JVM GC Death Spiral

critical

Resource ContentionUpdated Jan 22, 2025

High garbage collection pressure on TaskManagers causes processing slowdowns that create backpressure, increased state size, and eventually full GC pauses lasting minutes.

Sources

Troubleshooting Apache Flink Applications: Identifying Bottlenecksmedium.com

Troubleshoot performance issues - Managed Service for Apache Flinkdocs.aws.amazon.com

Monitoring Large-Scale Apache Flink Applications, Part 2www.ververica.com

Technologies:

Apache FlinkThe root cause of this issue originates in Apache Flink

KubernetesKubernetes metrics correlate with this issue and help confirm diagnosis

How to detect:

Monitor flink_taskmanager_status_jvm_memory_heap_used approaching flink_taskmanager_status_jvm_memory_heap_max. Correlate with increasing GC time and decreasing throughput (flink_operator_recordsoutpersec).
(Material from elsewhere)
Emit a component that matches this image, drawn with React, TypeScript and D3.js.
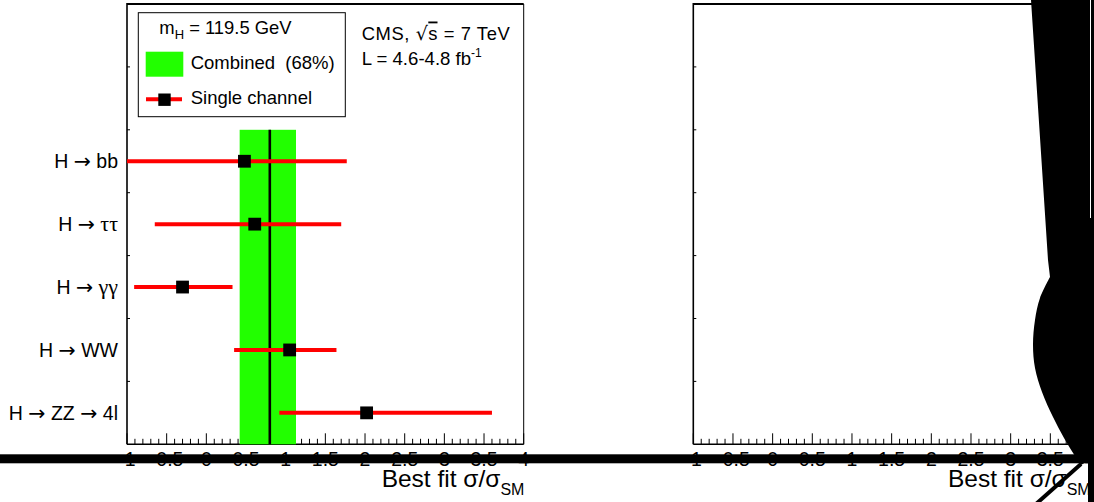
import React from "react";
import * as d3 from "d3";

const W = 1094;
const H = 502;

const channels = ["H → bb", "H → ττ", "H → γγ", "H → WW", "H → ZZ → 4l"];
const bestFit = [0.48, 0.61, -0.3, 1.05, 2.02];
const errLow = [-1.05, -0.65, -0.91, 0.35, 0.92];
const errHigh = [1.77, 1.7, 0.33, 1.64, 3.6];
const combinedBest = 0.8;
const combinedBand = [0.42, 1.13];
const xTickLabels = ["-1", "-0.5", "0", "0.5", "1", "1.5", "2", "2.5", "3", "3.5", "4"];

const FONT = "'Liberation Sans', Arial, Helvetica, sans-serif";
const ARROW_FONT = "'DejaVu Sans', sans-serif";
const GREEK_FONT = "'Liberation Serif', 'DejaVu Serif', serif";

const yScale = d3.scaleLinear().domain([0, 7]).range([444.3, 4]);
const xLeft = d3.scaleLinear().domain([-1, 4]).range([127, 523.7]).clamp(true);
const xRight = d3.scaleLinear().domain([-1, 4]).range([693.3, 1090]);

const minorTicks = d3.range(0, 51).map((i) => ({ v: -1 + i * 0.1, major: i % 5 === 0 }));
const yTicks = d3.range(1, 7);

function RichLabel({ s }: { s: string }) {
  const parts = s.split(/(→|[τγ]+)/).filter((p) => p.length > 0);
  return (
    <>
      {parts.map((p, i) => {
        if (p === "→")
          return (
            <tspan key={i} fontFamily={ARROW_FONT} fontSize={20.5}>
              {p}
            </tspan>
          );
        if (/^[τγ]+$/.test(p))
          return (
            <tspan key={i} fontFamily={GREEK_FONT} fontSize={22}>
              {p}
            </tspan>
          );
        return <tspan key={i}>{p}</tspan>;
      })}
    </>
  );
}

function Panel({ x }: { x: d3.ScaleLinear<number, number> }) {
  const [x0, x1] = x.range();
  const yb = yScale(0);
  const yt = yScale(7);
  return (
    <g>
      <rect x={x0} y={yt} width={x1 - x0} height={yb - yt} fill="white" />
      {minorTicks.map((t, i) => (
        <line key={i} x1={x(t.v)} x2={x(t.v)} y1={yb} y2={yb - (t.major ? 11 : 5.5)} stroke="black" strokeWidth={1} />
      ))}
      {yTicks.map((t) => (
        <line key={t} x1={x0} x2={x0 + 3} y1={yScale(t)} y2={yScale(t)} stroke="black" strokeWidth={1} />
      ))}
      <line x1={x0} x2={x1} y1={yt} y2={yt} stroke="black" strokeWidth={2} />
      <line x1={x0} x2={x0} y1={yt - 1} y2={yb} stroke="black" strokeWidth={1.6} />
      <line x1={x0} x2={x1} y1={yb} y2={yb} stroke="black" strokeWidth={1.6} />
      <line x1={x1} x2={x1} y1={yt} y2={yb} stroke="black" strokeWidth={1} />
      {xTickLabels.map((l, i) => (
        <text key={l} x={x(-1 + i * 0.5)} y={465.5} textAnchor="middle" fontSize={19.5} fontFamily={FONT} fill="black">
          {l}
        </text>
      ))}
      <text x={x1 + 0.7} y={487} textAnchor="end" fontSize={24.5} fontFamily={FONT} fill="black">
        Best fit σ/σ
        <tspan fontSize={16} dy={8}>SM</tspan>
      </text>
    </g>
  );
}

export default function App() {
  const x = xLeft;
  const bulge = [
    [1050, 277],
    [1040, 298],
    [1035, 320],
    [1033, 345],
    [1035, 368],
    [1042, 392],
    [1053, 417],
    [1064, 438],
    [1075, 456],
    [1081, 465],
  ] as [number, number][];
  const bulgePath = (d3.line().curve(d3.curveCatmullRom)(bulge) || "").replace(/^M/, "L");
  const shape = `M1031,0 L1048,260 ${bulgePath} L1088,461 L1088,${H} L${W},${H} L${W},0 Z`;

  return (
    <svg
      width={W}
      height={H}
      style={{ position: "absolute", left: 0, top: 0, background: "white" }}
      fontFamily={FONT}
    >
      <rect x={0} y={0} width={W} height={H} fill="white" />
      <Panel x={xLeft} />
      <Panel x={xRight} />

      {/* combined band */}
      <rect
        x={x(combinedBand[0])}
        y={yScale(5)}
        width={x(combinedBand[1]) - x(combinedBand[0])}
        height={yScale(0) - yScale(5)}
        fill="#22ff00"
      />
      <line x1={x(combinedBest)} x2={x(combinedBest)} y1={yScale(5)} y2={yScale(0)} stroke="black" strokeWidth={2.6} />

      {/* channels */}
      {channels.map((c, i) => {
        const yy = yScale(4.5 - i);
        return (
          <g key={c}>
            <line x1={x(errLow[i])} x2={x(errHigh[i])} y1={yy} y2={yy} stroke="#ff0000" strokeWidth={4} />
            <rect x={x(bestFit[i]) - 6.4} y={yy - 6.4} width={12.8} height={12.8} fill="black" />
            <text x={118} y={yy + 7} textAnchor="end" fontSize={19.5} fill="black" style={{ whiteSpace: "pre" }}>
              <RichLabel s={c} />
            </text>
          </g>
        );
      })}

      {/* legend */}
      <rect x={138.3} y={12.7} width={207} height={104} fill="white" stroke="black" strokeWidth={1} />
      <text x={159.3} y={34} fontSize={18.4} fill="black">
        m<tspan fontSize={13} dy={5}>H</tspan>
        <tspan dy={-5}> = 119.5 GeV</tspan>
      </text>
      <rect x={145.7} y={51.7} width={37.6} height={25} fill="#22ff00" />
      <text x={190.7} y={69} fontSize={18.5} fill="black" style={{ whiteSpace: "pre" }}>
        {"Combined  (68%)"}
      </text>
      <line x1={146} x2={182} y1={99.3} y2={99.3} stroke="#ff0000" strokeWidth={4} />
      <rect x={158.3} y={93.5} width={12.4} height={12.4} fill="black" />
      <text x={190.7} y={104} fontSize={18.5} fill="black">
        Single channel
      </text>

      <text x={361.7} y={39.5} fontSize={18.4} fill="black" style={{ whiteSpace: "pre" }} textLength={148} lengthAdjust="spacing">
        {"CMS, "}
        <tspan fontFamily={ARROW_FONT} fontSize={19}>√</tspan>
        <tspan style={{ textDecoration: "overline" }}>s</tspan>
        {" = 7 TeV"}
      </text>
      <text x={361.7} y={65} fontSize={18.6} fill="black">
        L = 4.6-4.8 fb<tspan fontSize={12} dy={-8}>-1</tspan>
      </text>

      {/* thick horizontal bar */}
      <rect x={0} y={454.3} width={W} height={9} fill="black" />

      {/* black artifact on the right */}
      <path d={shape} fill="black" />
      <line x1={1090.5} x2={1090.5} y1={0} y2={218} stroke="white" strokeWidth={1} />
      <line x1={1081} y1={464} x2={1036} y2={504} stroke="black" strokeWidth={4} />
    </svg>
  );
}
When heap usage exceeds 85% and GC time grows while throughput drops, a GC spiral is imminent. This is especially critical for jobs using HashMap state backend which stores state on-heap.

Recommended action:

For heap-based state backends, switch to RocksDB to move state off-heap. Review state retention policies to prevent unbounded growth. Check for memory leaks in user code (not disposing threads/objects). Increase TaskManager memory allocation if legitimate state growth. Monitor individual TaskManager memory via container_memory_working_set_bytes before JVM limits are hit.